Using the data below, copy every line that contains the word "seaborn".

── DATA EXCERPT

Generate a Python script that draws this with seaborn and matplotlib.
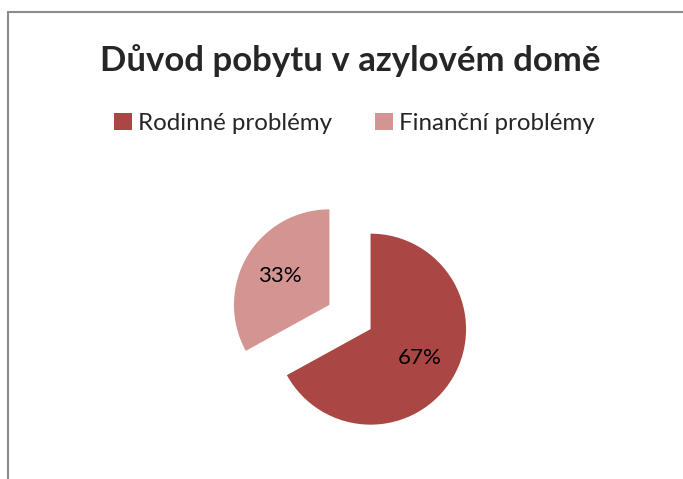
import matplotlib
matplotlib.use('Agg')
import matplotlib.pyplot as plt
import seaborn as sns
from matplotlib.patches import Patch
from matplotlib.lines import Line2D

# data
categories = ['Rodinné problémy', 'Finanční problémy']
shares = [67, 33]
colors = ['#AA4744', '#D49492']
title = 'Důvod pobytu v azylovém domě'

sns.set_theme(style='white')
plt.rcParams['font.family'] = ['Lato', 'DejaVu Sans']

W, H = 683, 479
fig = plt.figure(figsize=(W / 100, H / 100), dpi=100)
fig.patch.set_facecolor('white')

# pie axes, centre ~ (350, 317) px, radius ~95 px
R = 95.5
cx, cy = 350, H - 317
ax = fig.add_axes([(cx - 1.5 * R) / W, (cy - 1.5 * R) / H, 3 * R / W, 3 * R / H])
wedges, texts, autotexts = ax.pie(shares, colors=colors, startangle=90, counterclock=False,
                                  explode=[0.25, 0.25], autopct='%1.0f%%', pctdistance=0.6,
                                  textprops={'fontsize': 16, 'color': 'black'},
                                  wedgeprops={'linewidth': 0})
ax.set_xlim(-1.5, 1.5)
ax.set_ylim(-1.5, 1.5)
ax.set_aspect('equal')
ax.axis('off')

# title
fig.text(350 / W, 1 - 71 / H, title, ha='center', va='baseline',
         fontsize=25, fontweight='bold')

# legend
handles = [Patch(facecolor=c, edgecolor='none') for c in colors]
fig.legend(handles, categories, loc='center', bbox_to_anchor=(354.5 / W, 1 - 123.5 / H),
           ncol=2, frameon=False, fontsize=17.4, handlelength=0.72, handleheight=0.7,
           handletextpad=0.25, columnspacing=1.8, borderpad=0, borderaxespad=0)

# chart frame (left and top edges visible)
fig.add_artist(Line2D([8 / W, 8 / W], [0, 1 - 12 / H], color='#8c8c8c', lw=1.5))
fig.add_artist(Line2D([8 / W, 1], [1 - 12 / H, 1 - 12 / H], color='#8c8c8c', lw=1.5))

fig.savefig('out.png', dpi=100)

────

COMPLETE OUTPUT |
Generate a Python script that draws this with seaborn and matplotlib.
import seaborn as sns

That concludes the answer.